The challenge (I’m not a trained actor), was how to create and hold the bubble of ‘you and me’. People asked me about how different this was to working in television. In TV, the studio setting creates the bubble, but in theatre the bubble is porous and expandable.


Image: Greg Kung 



I expected after-show Q&A’s to be tiring. On the contrary, they were joyful. As performers we need to reach beyond the proscenium arch in every way we can and one of the best ways to do that is to answer audience questions.


Q&A with Kush K T Kuiy


Sense of place:

Exploring the ten cities/towns and theatres (walking to venues where possible) I’d look out for signs of the local history and how the theatres were built where they were. Were they historic theatres, or had they been shoe-horned into those addresses for planning/commercial/political/cultural purposes? I enjoyed thinking about these questions as I walked around.


The Lost in Shanghai team getting lost in Burnie! 

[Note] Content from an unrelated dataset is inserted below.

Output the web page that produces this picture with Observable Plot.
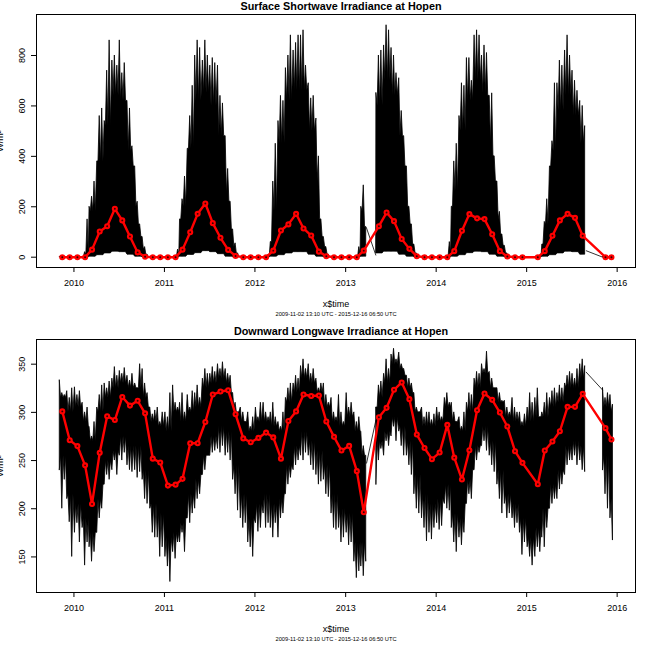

Before our final performance on a Saturday evening in Hobart, thoughts of my mother became overwhelming. My Mum, Beatrice, never got to see Lost in Shanghai, although she knew it was being created. She died in 2022. What would she feel about the show? Telling people about our family history, our problems, our shame? I felt gutted to think I was no longer going to be telling her story. CAAP’s Artistic Director Tessa Leong came into the dressing room and asked me if I wanted a hug. I gratefully accepted. And then I went on stage and told Beatrice’s story, knowing it would not be the last time though I can’t be sure what form next time will take.


Tasnim & Jane at Bunjil Place



People often asked me why I called the show “Lost in Shanghai” It’s because I am guilty of drowning myself in nostalgia. It’s because my mother’s family lost their way. It’s because the past is gone forever. What I don’t tell them is that being lost is not a terrible state to be in. It’s temporary. We are all lost at some stage. And there’s nothing better than arriving home from a show tour. Standing at the front door, smelling the familiar smells of the house, accompanied by wheelie bags, wondering what lies ahead. 


Final night dinner in Hobart


About Jane
Jane Hutcheon is a writer and performer. She has written for The Guardian, SMH, The Age and the ABC. Her previous career was at the ABC where she was a foreign correspondent in China, the Middle East and Europe. Jane also created and hosted the TV interview series One Plus One from 2010-2019. She wrote and performed Lost in Shanghai (2022-24). She’s currently developing her latest book Rebel Talk, the art of powerful conversations, into a work for theatre.